The Church canonized the czar and his family, who were shot by the Bolsheviks, in 2000. Now religious conservatives say that no one has the right to show a saint indulging in hanky-panky with a young woman. Some supporters of “traditional values” have threatened to attack theaters where the film is supposed to be shown. They’ve already firebombed the office of Uchitel’s production company and torched two cars outside of the office of his lawyer. Natalia Poklonskaya, a Russian parliamentarian who has become the spokeswoman of the conservatives, claims that Lars Eidinger, the highly respected German stage actor who plays Nicholas, has a past as a “porn star.” (The film’s official release is set for Oct. 26.)

But there’s a bit more to this fight than meets the eye. That’s because somewhere in the middle is the Kremlin, which has been trying to stress the continuity between President Vladimir Putin and Russia’s imperial (and Soviet) past. Putin himself has studiously remained above the fray, expressing his respect for the film’s director as well as the critics. Even so, there are many signs that the powers that be aren’t entirely on board with a movie that shows a past czar in an unflattering light. The film’s opponents have been getting tons of airtime on state-controlled TV networks — a privilege that explicitly requires the Kremlin’s blessing.

This being Russia, the government could easily take Uchitel out of circulation if it were unhappy with his work. When stage and film director Kirill Serebrennikov got on authorities’ nerves by going after political and sexual taboos in his productions, he was thrown in jail on spurious embezzlement charges. But Uchitel has not got into trouble with the law and has felt free to go on spouting his own views — even to the foreign press.

Some of my Russian friends see a simple answer. The Kremlin, they say, is happy to have the dispute around. The country is facing its next national election in March, and Putin is preparing to officially announce his candidacy within the next few weeks. So he’d much rather have the airwaves filled with noisy discussions about 19th-century history and Russia’s religious identity than with reporting on its foreign wars or its sluggish economy.

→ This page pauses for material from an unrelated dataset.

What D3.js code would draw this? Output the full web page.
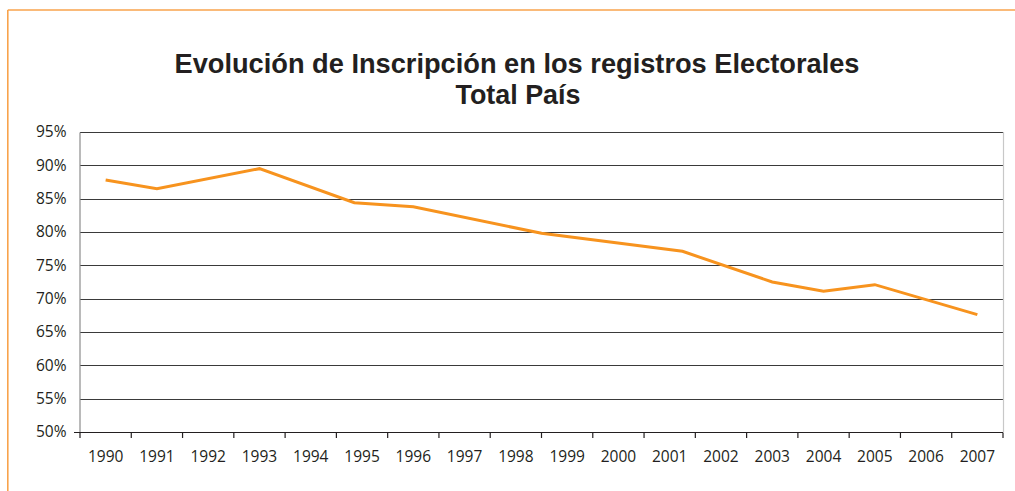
<!DOCTYPE html>
<html>
<head>
<meta charset="utf-8">
<script src="https://cdn.jsdelivr.net/npm/d3@7"></script>
<style>
  html, body { margin: 0; padding: 0; background: #fff; }
  svg { display: block; }
  text { font-family: "Open Sans", "DejaVu Sans", sans-serif; fill: #231f20; }
</style>
</head>
<body>
<svg id="chart" width="1015" height="491"></svg>
<script>
// Category labels along the x axis
const yearLabels = ["1990","1991","1992","1993","1994","1995","1996","1997","1998",
                    "1999","2000","2001","2002","2003","2004","2005","2006","2007"];
// Measurement times (in years) and registration share (%)
const measureYears = [1990, 1991, 1993, 1994.85, 1996, 1998.5, 2001.25, 2003, 2004, 2005, 2007];
const registration = [87.8, 86.5, 89.5, 84.4, 83.8, 79.8, 77.1, 72.5, 71.1, 72.1, 67.6];
// Y axis ticks
const yTicks = [50, 55, 60, 65, 70, 75, 80, 85, 90, 95];

const svg = d3.select("#chart");
const W = 1015, H = 491;
const plot = { left: 80, right: 1003, top: 132, bottom: 432 };

// Orange frame (top and left edges)
svg.append("line").attr("x1", 7.8).attr("x2", W).attr("y1", 10).attr("y2", 10)
  .attr("stroke", "#f8a34c").attr("stroke-width", 1.6);
svg.append("line").attr("x1", 7.8).attr("x2", 7.8).attr("y1", 10).attr("y2", H)
  .attr("stroke", "#f8a34c").attr("stroke-width", 1.6);

// Title (two centred lines, horizontally condensed)
const title = svg.append("g").attr("font-weight", 700).attr("text-anchor", "middle")
  .style("font-family", "'Liberation Sans', Arial, sans-serif");
title.append("text").attr("x", 517).attr("y", 72.5).attr("font-size", 28)
  .style("font-family", "'Liberation Sans', Arial, sans-serif")
  .attr("textLength", 685).attr("lengthAdjust", "spacingAndGlyphs")
  .text("Evolución de Inscripción en los registros Electorales");
title.append("text").attr("x", 518).attr("y", 104).attr("font-size", 28)
  .style("font-family", "'Liberation Sans', Arial, sans-serif")
  .attr("textLength", 125).attr("lengthAdjust", "spacingAndGlyphs")
  .text("Total País");

// Scales
const xBand = d3.scaleBand().domain(yearLabels).range([plot.left, plot.right]);
const xYear = d3.scaleLinear()
  .domain([+yearLabels[0] - 0.5, +yearLabels[yearLabels.length - 1] + 0.5])
  .range([plot.left, plot.right]);
const y = d3.scaleLinear().domain([50, 95]).range([plot.bottom, plot.top]);

// Horizontal gridlines
svg.append("g").selectAll("line").data(yTicks.filter(d => d > 50)).join("line")
  .attr("x1", plot.left).attr("x2", plot.right)
  .attr("y1", d => Math.round(y(d)) + 0.5).attr("y2", d => Math.round(y(d)) + 0.5)
  .attr("stroke", "#3a3a3a").attr("stroke-width", 1);

// Right border of plot area
svg.append("line").attr("x1", plot.right + 0.5).attr("x2", plot.right + 0.5)
  .attr("y1", y(95)).attr("y2", y(50))
  .attr("stroke", "#c8c8c8").attr("stroke-width", 1.2);

// Y axis
const yAxis = svg.append("g").attr("transform", `translate(${plot.left - 0.5},0)`)
  .call(d3.axisLeft(y).tickValues(yTicks).tickSize(0).tickPadding(13)
    .tickFormat(d => d + "%"));
yAxis.select(".domain").attr("stroke", "#8c8c8c").attr("stroke-width", 1.2);
yAxis.selectAll("text").attr("font-size", 15.5).attr("fill", "#231f20")
  .attr("font-family", "'Open Sans', sans-serif");

// X axis: labels centred on bands, ticks on band boundaries
const xAxisY = Math.round(y(50)) + 0.5;
svg.append("line").attr("x1", plot.left - 6).attr("x2", plot.right)
  .attr("y1", xAxisY).attr("y2", xAxisY).attr("stroke", "#231f20").attr("stroke-width", 1.2);
const boundaries = yearLabels.map(d => xBand(d)).concat([plot.right]);
svg.append("g").selectAll("line").data(boundaries).join("line")
  .attr("x1", d => d).attr("x2", d => d)
  .attr("y1", xAxisY).attr("y2", xAxisY + 5.5)
  .attr("stroke", "#231f20").attr("stroke-width", 1.2);
svg.append("g").selectAll("text").data(yearLabels).join("text")
  .attr("x", d => xBand(d) + xBand.bandwidth() / 2)
  .attr("y", 462)
  .attr("text-anchor", "middle").attr("font-size", 15.5)
  .text(d => d);

// Registration line
const points = measureYears.map((yr, i) => [yr, registration[i]]);
svg.append("path").datum(points)
  .attr("fill", "none").attr("stroke", "#f7931e").attr("stroke-width", 3)
  .attr("stroke-linejoin", "miter")
  .attr("d", d3.line().x(d => xYear(d[0])).y(d => y(d[1])));
</script>
</body>
</html>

Hannah Thoburn, a Russia analyst at the Hudson Institute in Washington, agrees: “I think a lot of the controversy inside Russia is largely manufactured.” The Kremlin, she says, definitely doesn’t like the film’s less-than-respectful treatment of a past autocrat, but there are still plenty of reasons to keep the film around (and under attack). “It distracts the public,” she says. “It gets the Russian Orthodox faithful more energized and on the side of the Kremlin. And it helps preserve the status of the czar and Putin in the run-up to an election.” The less attention paid to the country’s actual problems, the better.

It’s all eerily reminiscent of how the U.S. president approaches politics. Whenever Donald Trump faces concerted criticism for one of his mistakes, you can always count on him to stir up a fresh culture war. So you’re under fire for your administration’s lax response to the hurricane disaster in Puerto Rico? Try assailing the National Football League for allowing players to kneel during the national anthem. The press reveals that your attorney general had several previously undisclosed meetings with Russian officials during the campaign? Accuse your Democratic predecessor, without any supporting evidence, of illegal wiretapping. Anything else going wrong? Pivot to a controversial ban on transgender service members in the military or announce an investigation into unsubstantiated voter fraud — topics carefully designed to whip up emotions and divert attention from genuine problems.

Is it just my imagination, or is the growing emphasis on tribalism and identity turning politics into an endless shell game of manipulated controversies? Putin certainly knows how to play it, and so does Trump. You can’t help but wonder: Who’s learning from whom?